> **TO DO**
Transcribe the whole listing below without changing a word, but leave out every image.

> **MATERIAL**
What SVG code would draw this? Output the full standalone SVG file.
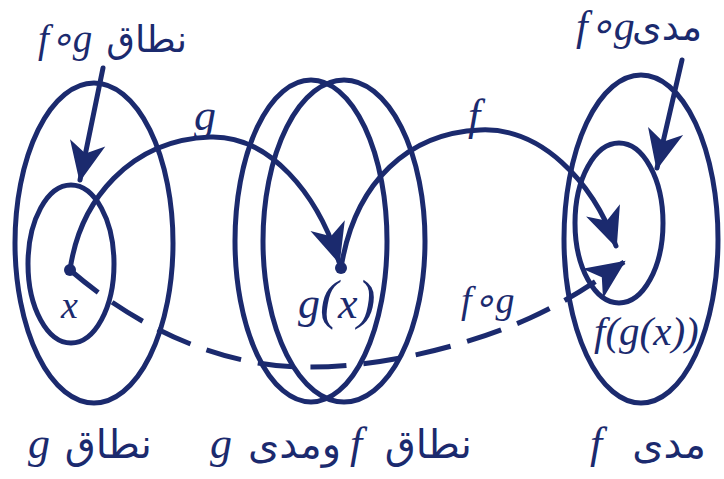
<svg xmlns="http://www.w3.org/2000/svg" width="724" height="479" viewBox="0 0 724 479">
<style>
.set{fill:none;stroke:#1b2a6e;stroke-width:5}
.con{fill:none;stroke:#1b2a6e;stroke-width:5;stroke-linecap:round}
.dash{stroke-dasharray:36 17;stroke-linecap:butt}
.lat{font-family:"Liberation Serif",serif;font-style:italic;fill:#1b2a6e}
.ar{font-family:"DejaVu Sans",sans-serif;fill:#1b2a6e}
.dot{fill:#1b2a6e}
</style>
<defs>
<marker id="ah" markerUnits="userSpaceOnUse" markerWidth="46" markerHeight="46" viewBox="-42 -21 46 42" refX="0" refY="0" orient="auto">
<path d="M2,0 L-38,-18 L-27,0 L-38,18 Z" fill="#1b2a6e"/>
</marker>
</defs>
<rect width="724" height="479" fill="#ffffff"/>

<g id="dom-g">
<ellipse class="set" cx="94" cy="243" rx="79" ry="160"/>
<text class="ar" x="152" y="458" font-size="40" text-anchor="end">نطاق</text>
<text class="lat" x="28" y="458" font-size="44">g</text>
</g>
<g id="dom-fog">
<ellipse class="set" cx="71" cy="264" rx="43" ry="79"/>
<circle class="dot" cx="70" cy="270" r="6"/>
<text class="lat" x="61" y="318" font-size="38">x</text>
<text class="lat" x="38" y="52" font-size="39">f∘g</text>
<text class="ar" x="187" y="52" font-size="37" text-anchor="end">نطاق</text>
</g>
<g id="dom-f">
<ellipse class="set" cx="311" cy="241" rx="76" ry="161"/>
<ellipse class="set" cx="344" cy="241" rx="81" ry="161"/>
<circle class="dot" cx="341" cy="268" r="6"/>
<text class="lat" x="298" y="318" font-size="44">g<tspan font-size="54">(</tspan>x<tspan font-size="54">)</tspan></text>
<text class="lat" x="210" y="458" font-size="44">g</text>
<text class="ar" x="341" y="458" font-size="40" text-anchor="end">ومدى</text>
<text class="lat" x="350" y="458" font-size="44">f</text>
<text class="ar" x="472" y="458" font-size="40" text-anchor="end">نطاق</text>
</g>
<g id="rng-f">
<ellipse class="set" cx="641" cy="239" rx="77" ry="164"/>
<text class="lat" x="590" y="458" font-size="44">f</text>
<text class="ar" x="706" y="458" font-size="40" text-anchor="end">مدى</text>
<text class="lat" x="594" y="345" font-size="41">f(g(x))</text>
</g>
<g id="rng-fog">
<ellipse class="set" cx="619" cy="223" rx="44" ry="80"/>
<text class="lat" x="576" y="40" font-size="42">f∘g</text>
<text class="ar" x="702" y="40" font-size="38" text-anchor="end">مدى</text>
</g>

<g id="connectors">
<path class="con" d="M103,68 L80,180" marker-end="url(#ah)"/>
<path class="con" d="M682,60 L657,168" marker-end="url(#ah)"/>
<path class="con" d="M70,270 C80,200 130,140 210,137 C270,135 318,195 339,262" marker-end="url(#ah)"/>
<path class="con" d="M341,268 C355,180 410,133 480,130 C540,127 592,180 616,246" marker-end="url(#ah)"/>
<path class="con dash" d="M70,270 C140,330 220,365 300,367 C380,369 470,345 530,318 C570,300 598,280 624,262" marker-end="url(#ah)"/>
<text class="lat" x="194" y="130" font-size="44">g</text>
<text class="lat" x="468" y="130" font-size="44">f</text>
<text class="lat" x="461" y="313" font-size="38">f∘g</text>
</g>
</svg>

> **FULL ANSWER**
What SVG code would draw this? Output the full standalone SVG file.
<svg xmlns="http://www.w3.org/2000/svg" width="724" height="479" viewBox="0 0 724 479">
<style>
.set{fill:none;stroke:#1b2a6e;stroke-width:5}
.con{fill:none;stroke:#1b2a6e;stroke-width:5;stroke-linecap:round}
.dash{stroke-dasharray:36 17;stroke-linecap:butt}
.lat{font-family:"Liberation Serif",serif;font-style:italic;fill:#1b2a6e}
.ar{font-family:"DejaVu Sans",sans-serif;fill:#1b2a6e}
.dot{fill:#1b2a6e}
</style>
<defs>
<marker id="ah" markerUnits="userSpaceOnUse" markerWidth="46" markerHeight="46" viewBox="-42 -21 46 42" refX="0" refY="0" orient="auto">
<path d="M2,0 L-38,-18 L-27,0 L-38,18 Z" fill="#1b2a6e"/>
</marker>
</defs>
<rect width="724" height="479" fill="#ffffff"/>

<g id="dom-g">
<ellipse class="set" cx="94" cy="243" rx="79" ry="160"/>
<text class="ar" x="152" y="458" font-size="40" text-anchor="end">نطاق</text>
<text class="lat" x="28" y="458" font-size="44">g</text>
</g>
<g id="dom-fog">
<ellipse class="set" cx="71" cy="264" rx="43" ry="79"/>
<circle class="dot" cx="70" cy="270" r="6"/>
<text class="lat" x="61" y="318" font-size="38">x</text>
<text class="lat" x="38" y="52" font-size="39">f∘g</text>
<text class="ar" x="187" y="52" font-size="37" text-anchor="end">نطاق</text>
</g>
<g id="dom-f">
<ellipse class="set" cx="311" cy="241" rx="76" ry="161"/>
<ellipse class="set" cx="344" cy="241" rx="81" ry="161"/>
<circle class="dot" cx="341" cy="268" r="6"/>
<text class="lat" x="298" y="318" font-size="44">g<tspan font-size="54">(</tspan>x<tspan font-size="54">)</tspan></text>
<text class="lat" x="210" y="458" font-size="44">g</text>
<text class="ar" x="341" y="458" font-size="40" text-anchor="end">ومدى</text>
<text class="lat" x="350" y="458" font-size="44">f</text>
<text class="ar" x="472" y="458" font-size="40" text-anchor="end">نطاق</text>
</g>
<g id="rng-f">
<ellipse class="set" cx="641" cy="239" rx="77" ry="164"/>
<text class="lat" x="590" y="458" font-size="44">f</text>
<text class="ar" x="706" y="458" font-size="40" text-anchor="end">مدى</text>
<text class="lat" x="594" y="345" font-size="41">f(g(x))</text>
</g>
<g id="rng-fog">
<ellipse class="set" cx="619" cy="223" rx="44" ry="80"/>
<text class="lat" x="576" y="40" font-size="42">f∘g</text>
<text class="ar" x="702" y="40" font-size="38" text-anchor="end">مدى</text>
</g>

<g id="connectors">
<path class="con" d="M103,68 L80,180" marker-end="url(#ah)"/>
<path class="con" d="M682,60 L657,168" marker-end="url(#ah)"/>
<path class="con" d="M70,270 C80,200 130,140 210,137 C270,135 318,195 339,262" marker-end="url(#ah)"/>
<path class="con" d="M341,268 C355,180 410,133 480,130 C540,127 592,180 616,246" marker-end="url(#ah)"/>
<path class="con dash" d="M70,270 C140,330 220,365 300,367 C380,369 470,345 530,318 C570,300 598,280 624,262" marker-end="url(#ah)"/>
<text class="lat" x="194" y="130" font-size="44">g</text>
<text class="lat" x="468" y="130" font-size="44">f</text>
<text class="lat" x="461" y="313" font-size="38">f∘g</text>
</g>
</svg>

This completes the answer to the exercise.